Written task: Skip all pictures, then print the remaining material exactly.
--- START OF Provided data ---
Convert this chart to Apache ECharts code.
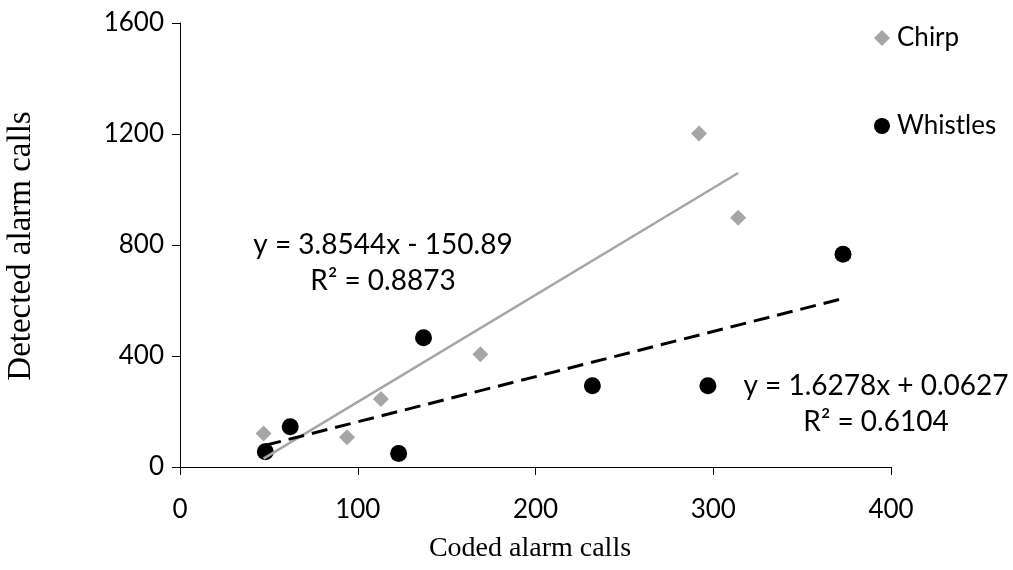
<!DOCTYPE html>
<html>
<head>
<meta charset="utf-8">
<script src="https://cdn.jsdelivr.net/npm/echarts@6/dist/echarts.min.js"></script>
<style>
html,body{margin:0;padding:0;background:#fff;}
#main{width:1013px;height:570px;}
</style>
</head>
<body>
<div id="main"></div>
<script>
// ---- data ----
const chirpX = [47, 94, 113, 169, 292, 314];
const chirpY = [121, 107, 245, 406, 1202, 898];
const whistleX = [48, 62, 123, 137, 232, 297, 373];
const whistleY = [55, 145, 49, 466, 293, 293, 767];
const chirpFit = {slope: 3.8544, intercept: -150.89};
const whistleFit = {slope: 1.6278, intercept: 0.0627};
const chirpEqText = ['y = 3.8544x - 150.89', 'R\u00B2 = 0.8873'];
const whistleEqText = ['y = 1.6278x + 0.0627', 'R\u00B2 = 0.6104'];
const xTicks = [0, 100, 200, 300, 400];
const yTicks = [0, 400, 800, 1200, 1600];
const xTitle = 'Coded alarm calls';
const yTitle = 'Detected alarm calls';
const seriesNames = ['Chirp', 'Whistles'];

function pairs(xs, ys){ return xs.map((x,i)=>[x, ys[i]]); }
function fitLine(xs, fit){
  const lo = Math.min(...xs), hi = Math.max(...xs);
  return [[lo, fit.slope*lo + fit.intercept],[hi, fit.slope*hi + fit.intercept]];
}

const FONT = 'Lato';
const chart = echarts.init(document.getElementById('main'));
const labelStyle = {fontFamily: FONT, fontSize: 26, color: '#000', formatter: v => String(v)};

chart.setOption({
  animation: false,
  backgroundColor: '#fff',
  grid: {left: 180, right: 122, top: 23, bottom: 103},
  xAxis: {
    type: 'value', min: xTicks[0], max: xTicks[xTicks.length-1], interval: 100,
    splitLine: {show: false},
    axisLine: {show: true, onZero: false, lineStyle: {color: '#000', width: 1}},
    axisTick: {show: true, inside: false, length: 8, lineStyle: {color: '#000'}},
    axisLabel: Object.assign({margin: 30}, labelStyle)
  },
  yAxis: {
    type: 'value', min: yTicks[0], max: yTicks[yTicks.length-1], interval: 400,
    splitLine: {show: false},
    axisLine: {show: true, lineStyle: {color: '#000', width: 1}},
    axisTick: {show: true, inside: false, length: 8, lineStyle: {color: '#000'}},
    axisLabel: Object.assign({margin: 16}, labelStyle)
  },
  legend: {
    data: seriesNames,
    orient: 'vertical',
    left: 869, top: 18,
    itemGap: 58,
    itemWidth: 16, itemHeight: 16,
    textStyle: {fontFamily: FONT, fontSize: 26, color: '#000', lineHeight: 30, padding: [0,0,0,2]}
  },
  series: [
    {
      name: seriesNames[0], type: 'scatter', symbol: 'diamond', symbolSize: 16,
      itemStyle: {color: '#A6A6A6', opacity: 1}, data: pairs(chirpX, chirpY), z: 2
    },
    {
      name: seriesNames[1], type: 'scatter', symbol: 'circle', symbolSize: 17,
      itemStyle: {color: '#000', opacity: 1}, data: pairs(whistleX, whistleY), z: 2
    },
    {
      type: 'line', data: fitLine(chirpX, chirpFit), showSymbol: false, symbol: 'none',
      lineStyle: {color: '#A6A6A6', width: 2.5}, z: 3, silent: true
    },
    {
      type: 'line', data: fitLine(whistleX, whistleFit), showSymbol: false, symbol: 'none',
      lineStyle: {color: '#000', width: 3, type: [16, 8]}, z: 3, silent: true
    }
  ],
  graphic: [
    {type: 'text', x: 383, y: 245, style: {text: chirpEqText[0], font: '28px Lato', fill: '#000', textAlign: 'center', textVerticalAlign: 'middle'}},
    {type: 'text', x: 383, y: 281, style: {text: chirpEqText[1], font: '28px Lato', fill: '#000', textAlign: 'center', textVerticalAlign: 'middle'}},
    {type: 'text', x: 876, y: 386, style: {text: whistleEqText[0], font: '28px Lato', fill: '#000', textAlign: 'center', textVerticalAlign: 'middle'}},
    {type: 'text', x: 876, y: 422, style: {text: whistleEqText[1], font: '28px Lato', fill: '#000', textAlign: 'center', textVerticalAlign: 'middle'}},
    {type: 'text', x: 530, y: 549, style: {text: xTitle, font: '28px "Liberation Serif"', fill: '#000', textAlign: 'center', textVerticalAlign: 'middle'}},
    {type: 'text', x: 21, y: 246, rotation: Math.PI/2, style: {text: yTitle, font: '33px "Liberation Serif"', fill: '#000', textAlign: 'center', textVerticalAlign: 'middle'}}
  ]
});
</script>
</body>
</html>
--- END OF Provided data ---
Output for this exercise:
Convert this chart to Apache ECharts code.
<!DOCTYPE html>
<html>
<head>
<meta charset="utf-8">
<script src="https://cdn.jsdelivr.net/npm/echarts@6/dist/echarts.min.js"></script>
<style>
html,body{margin:0;padding:0;background:#fff;}
#main{width:1013px;height:570px;}
</style>
</head>
<body>
<div id="main"></div>
<script>
// ---- data ----
const chirpX = [47, 94, 113, 169, 292, 314];
const chirpY = [121, 107, 245, 406, 1202, 898];
const whistleX = [48, 62, 123, 137, 232, 297, 373];
const whistleY = [55, 145, 49, 466, 293, 293, 767];
const chirpFit = {slope: 3.8544, intercept: -150.89};
const whistleFit = {slope: 1.6278, intercept: 0.0627};
const chirpEqText = ['y = 3.8544x - 150.89', 'R\u00B2 = 0.8873'];
const whistleEqText = ['y = 1.6278x + 0.0627', 'R\u00B2 = 0.6104'];
const xTicks = [0, 100, 200, 300, 400];
const yTicks = [0, 400, 800, 1200, 1600];
const xTitle = 'Coded alarm calls';
const yTitle = 'Detected alarm calls';
const seriesNames = ['Chirp', 'Whistles'];

function pairs(xs, ys){ return xs.map((x,i)=>[x, ys[i]]); }
function fitLine(xs, fit){
  const lo = Math.min(...xs), hi = Math.max(...xs);
  return [[lo, fit.slope*lo + fit.intercept],[hi, fit.slope*hi + fit.intercept]];
}

const FONT = 'Lato';
const chart = echarts.init(document.getElementById('main'));
const labelStyle = {fontFamily: FONT, fontSize: 26, color: '#000', formatter: v => String(v)};

chart.setOption({
  animation: false,
  backgroundColor: '#fff',
  grid: {left: 180, right: 122, top: 23, bottom: 103},
  xAxis: {
    type: 'value', min: xTicks[0], max: xTicks[xTicks.length-1], interval: 100,
    splitLine: {show: false},
    axisLine: {show: true, onZero: false, lineStyle: {color: '#000', width: 1}},
    axisTick: {show: true, inside: false, length: 8, lineStyle: {color: '#000'}},
    axisLabel: Object.assign({margin: 30}, labelStyle)
  },
  yAxis: {
    type: 'value', min: yTicks[0], max: yTicks[yTicks.length-1], interval: 400,
    splitLine: {show: false},
    axisLine: {show: true, lineStyle: {color: '#000', width: 1}},
    axisTick: {show: true, inside: false, length: 8, lineStyle: {color: '#000'}},
    axisLabel: Object.assign({margin: 16}, labelStyle)
  },
  legend: {
    data: seriesNames,
    orient: 'vertical',
    left: 869, top: 18,
    itemGap: 58,
    itemWidth: 16, itemHeight: 16,
    textStyle: {fontFamily: FONT, fontSize: 26, color: '#000', lineHeight: 30, padding: [0,0,0,2]}
  },
  series: [
    {
      name: seriesNames[0], type: 'scatter', symbol: 'diamond', symbolSize: 16,
      itemStyle: {color: '#A6A6A6', opacity: 1}, data: pairs(chirpX, chirpY), z: 2
    },
    {
      name: seriesNames[1], type: 'scatter', symbol: 'circle', symbolSize: 17,
      itemStyle: {color: '#000', opacity: 1}, data: pairs(whistleX, whistleY), z: 2
    },
    {
      type: 'line', data: fitLine(chirpX, chirpFit), showSymbol: false, symbol: 'none',
      lineStyle: {color: '#A6A6A6', width: 2.5}, z: 3, silent: true
    },
    {
      type: 'line', data: fitLine(whistleX, whistleFit), showSymbol: false, symbol: 'none',
      lineStyle: {color: '#000', width: 3, type: [16, 8]}, z: 3, silent: true
    }
  ],
  graphic: [
    {type: 'text', x: 383, y: 245, style: {text: chirpEqText[0], font: '28px Lato', fill: '#000', textAlign: 'center', textVerticalAlign: 'middle'}},
    {type: 'text', x: 383, y: 281, style: {text: chirpEqText[1], font: '28px Lato', fill: '#000', textAlign: 'center', textVerticalAlign: 'middle'}},
    {type: 'text', x: 876, y: 386, style: {text: whistleEqText[0], font: '28px Lato', fill: '#000', textAlign: 'center', textVerticalAlign: 'middle'}},
    {type: 'text', x: 876, y: 422, style: {text: whistleEqText[1], font: '28px Lato', fill: '#000', textAlign: 'center', textVerticalAlign: 'middle'}},
    {type: 'text', x: 530, y: 549, style: {text: xTitle, font: '28px "Liberation Serif"', fill: '#000', textAlign: 'center', textVerticalAlign: 'middle'}},
    {type: 'text', x: 21, y: 246, rotation: Math.PI/2, style: {text: yTitle, font: '33px "Liberation Serif"', fill: '#000', textAlign: 'center', textVerticalAlign: 'middle'}}
  ]
});
</script>
</body>
</html>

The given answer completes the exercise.